Set aside the pictures and output only the lines from the one containing "Convert this chart to Chart.js code." up to and including the one containing "const yTicks = [20, 40, 60, 80, 100];".

====== INFORMATION SUPPLIED

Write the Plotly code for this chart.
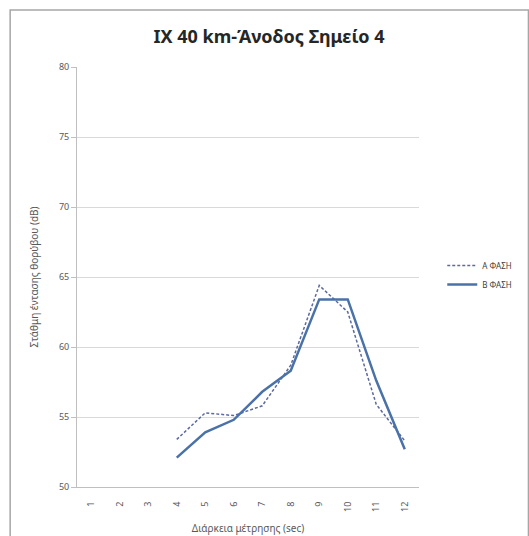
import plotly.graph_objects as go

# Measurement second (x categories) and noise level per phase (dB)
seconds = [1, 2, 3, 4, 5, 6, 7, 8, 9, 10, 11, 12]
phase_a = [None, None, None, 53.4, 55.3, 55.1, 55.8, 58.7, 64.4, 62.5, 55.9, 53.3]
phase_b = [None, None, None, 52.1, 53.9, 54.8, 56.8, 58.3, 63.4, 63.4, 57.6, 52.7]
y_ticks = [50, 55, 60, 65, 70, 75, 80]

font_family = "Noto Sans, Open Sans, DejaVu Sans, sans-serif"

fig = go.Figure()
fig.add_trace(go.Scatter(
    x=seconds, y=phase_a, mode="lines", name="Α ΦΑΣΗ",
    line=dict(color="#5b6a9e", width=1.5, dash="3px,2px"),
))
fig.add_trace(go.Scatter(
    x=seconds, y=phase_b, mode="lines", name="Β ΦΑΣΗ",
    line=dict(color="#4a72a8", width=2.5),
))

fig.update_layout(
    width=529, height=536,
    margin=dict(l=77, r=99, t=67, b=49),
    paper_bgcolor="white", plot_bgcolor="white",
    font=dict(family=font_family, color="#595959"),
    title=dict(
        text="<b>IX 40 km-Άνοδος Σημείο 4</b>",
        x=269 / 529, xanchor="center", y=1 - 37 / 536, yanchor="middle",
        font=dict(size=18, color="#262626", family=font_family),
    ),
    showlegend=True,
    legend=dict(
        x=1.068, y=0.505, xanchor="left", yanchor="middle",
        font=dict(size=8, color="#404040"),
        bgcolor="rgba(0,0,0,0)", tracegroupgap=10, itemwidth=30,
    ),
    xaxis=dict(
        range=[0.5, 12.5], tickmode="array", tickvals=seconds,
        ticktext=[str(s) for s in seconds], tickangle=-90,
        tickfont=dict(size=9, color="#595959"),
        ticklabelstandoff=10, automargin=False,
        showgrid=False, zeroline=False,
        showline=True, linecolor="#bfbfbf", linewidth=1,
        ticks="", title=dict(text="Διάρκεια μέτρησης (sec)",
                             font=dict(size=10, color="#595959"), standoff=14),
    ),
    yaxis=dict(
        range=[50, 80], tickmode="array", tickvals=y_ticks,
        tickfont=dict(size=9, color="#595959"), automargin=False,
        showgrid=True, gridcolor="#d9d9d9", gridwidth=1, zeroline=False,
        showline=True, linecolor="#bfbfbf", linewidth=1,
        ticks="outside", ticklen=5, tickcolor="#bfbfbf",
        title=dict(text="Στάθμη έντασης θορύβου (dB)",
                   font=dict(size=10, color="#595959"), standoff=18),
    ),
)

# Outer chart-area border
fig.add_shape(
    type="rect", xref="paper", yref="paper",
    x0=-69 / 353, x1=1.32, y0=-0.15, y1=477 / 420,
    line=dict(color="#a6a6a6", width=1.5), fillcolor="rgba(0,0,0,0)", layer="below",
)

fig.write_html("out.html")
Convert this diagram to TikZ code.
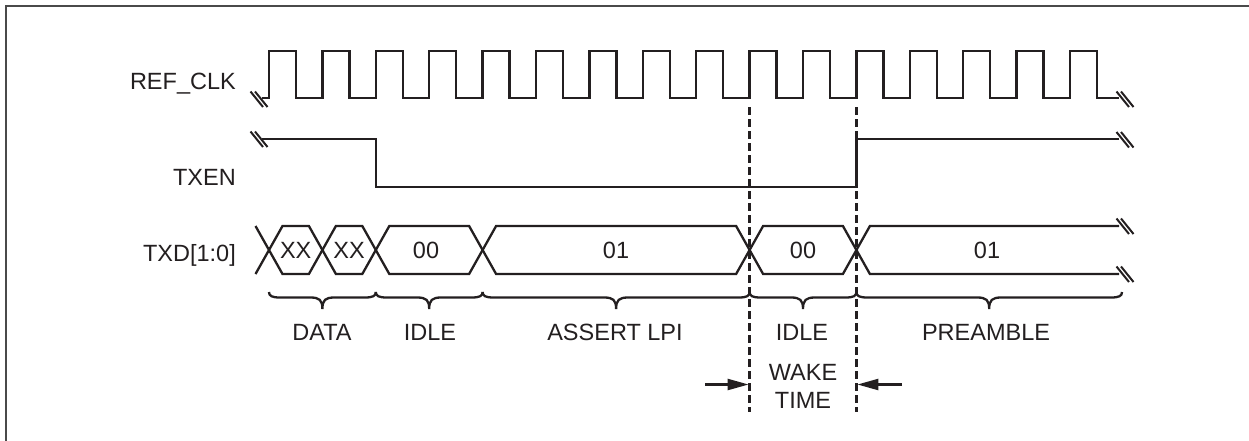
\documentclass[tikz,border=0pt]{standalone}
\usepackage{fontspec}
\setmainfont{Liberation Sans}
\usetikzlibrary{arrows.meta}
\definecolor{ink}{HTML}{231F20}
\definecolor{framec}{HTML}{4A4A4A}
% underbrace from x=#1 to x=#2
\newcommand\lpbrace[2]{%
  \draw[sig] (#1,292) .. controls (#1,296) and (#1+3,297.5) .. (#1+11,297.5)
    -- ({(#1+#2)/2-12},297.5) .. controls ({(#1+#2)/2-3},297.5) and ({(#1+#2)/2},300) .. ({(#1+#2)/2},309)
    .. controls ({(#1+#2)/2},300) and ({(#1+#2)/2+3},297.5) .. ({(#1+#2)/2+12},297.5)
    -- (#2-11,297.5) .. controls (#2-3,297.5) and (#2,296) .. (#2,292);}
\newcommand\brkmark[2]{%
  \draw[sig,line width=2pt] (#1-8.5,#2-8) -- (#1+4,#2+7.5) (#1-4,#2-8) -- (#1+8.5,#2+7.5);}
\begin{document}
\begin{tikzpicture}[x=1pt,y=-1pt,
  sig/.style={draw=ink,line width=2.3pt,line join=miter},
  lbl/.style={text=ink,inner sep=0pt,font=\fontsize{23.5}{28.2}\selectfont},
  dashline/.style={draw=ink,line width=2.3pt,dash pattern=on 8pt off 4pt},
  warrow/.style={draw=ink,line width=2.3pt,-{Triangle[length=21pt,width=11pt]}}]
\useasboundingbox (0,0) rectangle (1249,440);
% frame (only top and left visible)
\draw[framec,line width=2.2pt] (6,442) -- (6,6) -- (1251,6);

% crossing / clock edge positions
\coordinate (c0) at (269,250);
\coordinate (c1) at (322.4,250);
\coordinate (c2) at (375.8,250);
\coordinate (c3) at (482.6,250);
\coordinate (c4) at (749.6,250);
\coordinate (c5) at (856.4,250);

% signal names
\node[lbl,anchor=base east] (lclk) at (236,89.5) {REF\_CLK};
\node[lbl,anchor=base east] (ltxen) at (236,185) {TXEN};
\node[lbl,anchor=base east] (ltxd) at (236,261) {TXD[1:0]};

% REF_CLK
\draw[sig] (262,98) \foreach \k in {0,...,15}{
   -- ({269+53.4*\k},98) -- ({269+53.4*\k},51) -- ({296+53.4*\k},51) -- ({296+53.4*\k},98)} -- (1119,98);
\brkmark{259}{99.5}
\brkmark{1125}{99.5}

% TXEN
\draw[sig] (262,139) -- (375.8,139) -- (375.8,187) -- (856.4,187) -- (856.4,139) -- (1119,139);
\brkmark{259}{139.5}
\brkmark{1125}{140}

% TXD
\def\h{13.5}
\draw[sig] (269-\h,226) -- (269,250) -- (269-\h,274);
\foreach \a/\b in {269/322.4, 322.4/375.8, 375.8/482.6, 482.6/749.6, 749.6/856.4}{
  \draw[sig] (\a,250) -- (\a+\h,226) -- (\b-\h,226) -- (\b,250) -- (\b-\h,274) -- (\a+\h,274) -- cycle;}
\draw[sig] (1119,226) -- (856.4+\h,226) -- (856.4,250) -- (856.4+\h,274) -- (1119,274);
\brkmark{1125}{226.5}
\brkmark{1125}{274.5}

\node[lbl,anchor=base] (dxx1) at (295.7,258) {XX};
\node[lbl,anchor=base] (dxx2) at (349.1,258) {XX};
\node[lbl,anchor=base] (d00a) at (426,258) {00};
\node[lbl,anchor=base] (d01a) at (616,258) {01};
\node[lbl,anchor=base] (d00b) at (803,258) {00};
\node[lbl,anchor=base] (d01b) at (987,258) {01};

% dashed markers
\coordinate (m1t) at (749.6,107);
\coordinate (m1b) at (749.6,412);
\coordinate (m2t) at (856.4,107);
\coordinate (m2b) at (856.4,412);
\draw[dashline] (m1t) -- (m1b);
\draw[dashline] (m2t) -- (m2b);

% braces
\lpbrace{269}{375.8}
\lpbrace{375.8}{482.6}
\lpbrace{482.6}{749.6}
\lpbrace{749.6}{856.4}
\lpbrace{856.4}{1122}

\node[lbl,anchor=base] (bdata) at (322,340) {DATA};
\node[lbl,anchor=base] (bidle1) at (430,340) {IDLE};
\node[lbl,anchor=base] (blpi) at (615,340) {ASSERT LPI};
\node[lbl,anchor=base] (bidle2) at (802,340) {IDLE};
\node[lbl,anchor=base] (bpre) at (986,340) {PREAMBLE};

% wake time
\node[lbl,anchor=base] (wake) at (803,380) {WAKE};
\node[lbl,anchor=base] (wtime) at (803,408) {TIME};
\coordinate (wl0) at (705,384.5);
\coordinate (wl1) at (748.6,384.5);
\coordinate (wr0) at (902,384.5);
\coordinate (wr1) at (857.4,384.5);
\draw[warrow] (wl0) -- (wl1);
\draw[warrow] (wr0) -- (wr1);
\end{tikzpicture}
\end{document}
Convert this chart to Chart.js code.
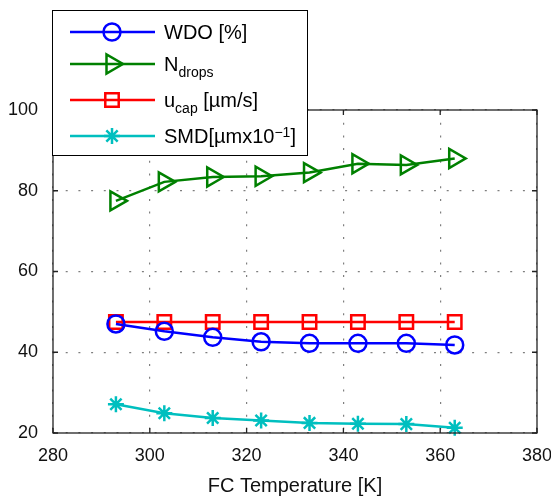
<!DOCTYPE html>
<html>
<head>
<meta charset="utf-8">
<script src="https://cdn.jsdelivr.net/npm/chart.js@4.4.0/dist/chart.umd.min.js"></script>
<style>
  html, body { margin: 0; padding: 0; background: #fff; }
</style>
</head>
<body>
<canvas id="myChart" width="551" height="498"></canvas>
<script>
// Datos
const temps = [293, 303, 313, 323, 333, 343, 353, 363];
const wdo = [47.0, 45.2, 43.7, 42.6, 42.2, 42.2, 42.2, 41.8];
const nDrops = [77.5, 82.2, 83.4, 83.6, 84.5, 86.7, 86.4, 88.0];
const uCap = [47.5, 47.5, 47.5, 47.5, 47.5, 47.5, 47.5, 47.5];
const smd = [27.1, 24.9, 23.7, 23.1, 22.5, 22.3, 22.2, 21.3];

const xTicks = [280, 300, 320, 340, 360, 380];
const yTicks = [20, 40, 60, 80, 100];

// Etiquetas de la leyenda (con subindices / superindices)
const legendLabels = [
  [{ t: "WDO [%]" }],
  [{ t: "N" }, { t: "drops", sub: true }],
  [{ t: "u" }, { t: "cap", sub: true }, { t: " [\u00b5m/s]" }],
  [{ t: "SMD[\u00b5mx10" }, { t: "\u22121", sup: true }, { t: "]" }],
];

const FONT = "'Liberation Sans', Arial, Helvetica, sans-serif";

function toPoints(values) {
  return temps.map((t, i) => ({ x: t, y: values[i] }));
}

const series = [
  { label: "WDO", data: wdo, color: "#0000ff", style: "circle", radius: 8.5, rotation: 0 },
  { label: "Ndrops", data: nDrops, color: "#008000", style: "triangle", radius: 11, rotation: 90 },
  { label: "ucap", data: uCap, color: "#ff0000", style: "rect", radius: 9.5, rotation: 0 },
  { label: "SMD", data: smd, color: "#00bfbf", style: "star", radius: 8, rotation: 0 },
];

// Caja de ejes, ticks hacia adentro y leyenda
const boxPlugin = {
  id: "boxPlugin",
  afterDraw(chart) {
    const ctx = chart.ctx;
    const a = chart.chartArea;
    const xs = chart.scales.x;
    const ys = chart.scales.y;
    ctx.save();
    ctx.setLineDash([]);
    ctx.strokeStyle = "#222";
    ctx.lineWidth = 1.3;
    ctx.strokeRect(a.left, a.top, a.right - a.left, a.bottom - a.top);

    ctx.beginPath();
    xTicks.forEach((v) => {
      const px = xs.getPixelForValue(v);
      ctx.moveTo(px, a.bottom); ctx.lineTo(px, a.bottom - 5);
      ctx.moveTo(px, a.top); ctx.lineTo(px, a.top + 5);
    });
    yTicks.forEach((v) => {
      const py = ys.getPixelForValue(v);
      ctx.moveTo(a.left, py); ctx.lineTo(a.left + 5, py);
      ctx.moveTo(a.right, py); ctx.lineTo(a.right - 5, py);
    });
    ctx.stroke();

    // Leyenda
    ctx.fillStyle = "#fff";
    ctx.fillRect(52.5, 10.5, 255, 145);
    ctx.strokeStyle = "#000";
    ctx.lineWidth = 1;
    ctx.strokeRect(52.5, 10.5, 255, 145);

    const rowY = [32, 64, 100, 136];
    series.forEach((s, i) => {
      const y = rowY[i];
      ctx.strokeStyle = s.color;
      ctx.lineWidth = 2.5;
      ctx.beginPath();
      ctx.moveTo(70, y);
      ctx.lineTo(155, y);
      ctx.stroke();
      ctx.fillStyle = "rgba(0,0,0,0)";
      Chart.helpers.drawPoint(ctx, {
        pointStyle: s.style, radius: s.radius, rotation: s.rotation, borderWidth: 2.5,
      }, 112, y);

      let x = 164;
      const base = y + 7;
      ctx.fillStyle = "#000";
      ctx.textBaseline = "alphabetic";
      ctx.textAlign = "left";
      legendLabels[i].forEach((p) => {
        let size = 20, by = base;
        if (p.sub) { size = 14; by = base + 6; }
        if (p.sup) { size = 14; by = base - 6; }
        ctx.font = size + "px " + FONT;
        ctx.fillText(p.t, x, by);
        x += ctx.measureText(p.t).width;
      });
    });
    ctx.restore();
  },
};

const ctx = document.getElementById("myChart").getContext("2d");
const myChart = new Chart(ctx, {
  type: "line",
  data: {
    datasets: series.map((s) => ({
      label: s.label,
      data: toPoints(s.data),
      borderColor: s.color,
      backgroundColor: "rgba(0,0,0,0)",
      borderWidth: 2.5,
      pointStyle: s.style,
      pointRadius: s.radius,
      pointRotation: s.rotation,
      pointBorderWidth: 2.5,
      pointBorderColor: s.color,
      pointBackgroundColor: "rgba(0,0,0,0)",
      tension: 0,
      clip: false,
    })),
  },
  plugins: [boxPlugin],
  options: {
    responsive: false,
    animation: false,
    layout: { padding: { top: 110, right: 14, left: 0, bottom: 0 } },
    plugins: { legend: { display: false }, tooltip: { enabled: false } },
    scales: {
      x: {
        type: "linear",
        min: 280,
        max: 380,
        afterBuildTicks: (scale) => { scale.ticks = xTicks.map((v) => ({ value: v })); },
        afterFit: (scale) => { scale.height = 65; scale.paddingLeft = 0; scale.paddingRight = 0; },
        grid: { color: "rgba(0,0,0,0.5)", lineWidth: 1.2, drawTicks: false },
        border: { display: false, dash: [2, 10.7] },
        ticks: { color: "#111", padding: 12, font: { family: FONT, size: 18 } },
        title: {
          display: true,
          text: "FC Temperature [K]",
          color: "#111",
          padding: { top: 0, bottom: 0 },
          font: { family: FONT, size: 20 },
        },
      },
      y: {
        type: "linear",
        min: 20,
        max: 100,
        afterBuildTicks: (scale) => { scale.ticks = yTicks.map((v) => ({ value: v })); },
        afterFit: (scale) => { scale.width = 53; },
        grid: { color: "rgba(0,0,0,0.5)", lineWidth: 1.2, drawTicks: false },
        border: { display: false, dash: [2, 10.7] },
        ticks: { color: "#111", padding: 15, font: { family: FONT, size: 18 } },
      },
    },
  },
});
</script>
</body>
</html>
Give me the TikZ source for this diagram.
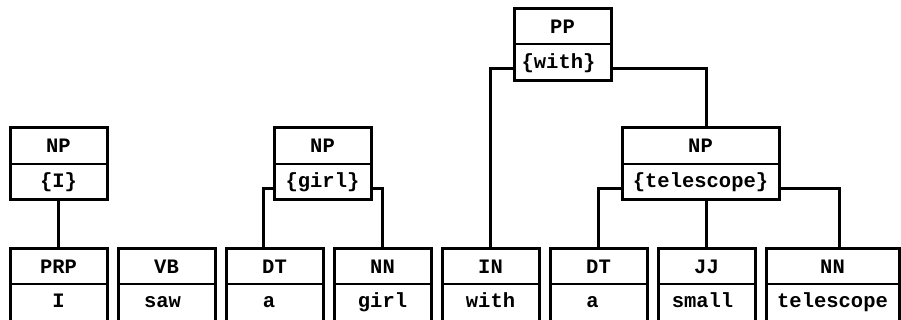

============

— CORRECT RESULT —
Convert this chart to Chart.js code.
<!DOCTYPE html>
<html>
<head>
<meta charset="utf-8">
<script src="https://cdn.jsdelivr.net/npm/chart.js@4.4.0/dist/chart.umd.min.js"></script>
<style>
  html, body { margin: 0; padding: 0; background: #fff; }
</style>
</head>
<body>
<canvas id="myChart" width="551" height="498"></canvas>
<script>
// Datos
const temps = [293, 303, 313, 323, 333, 343, 353, 363];
const wdo = [47.0, 45.2, 43.7, 42.6, 42.2, 42.2, 42.2, 41.8];
const nDrops = [77.5, 82.2, 83.4, 83.6, 84.5, 86.7, 86.4, 88.0];
const uCap = [47.5, 47.5, 47.5, 47.5, 47.5, 47.5, 47.5, 47.5];
const smd = [27.1, 24.9, 23.7, 23.1, 22.5, 22.3, 22.2, 21.3];

const xTicks = [280, 300, 320, 340, 360, 380];
const yTicks = [20, 40, 60, 80, 100];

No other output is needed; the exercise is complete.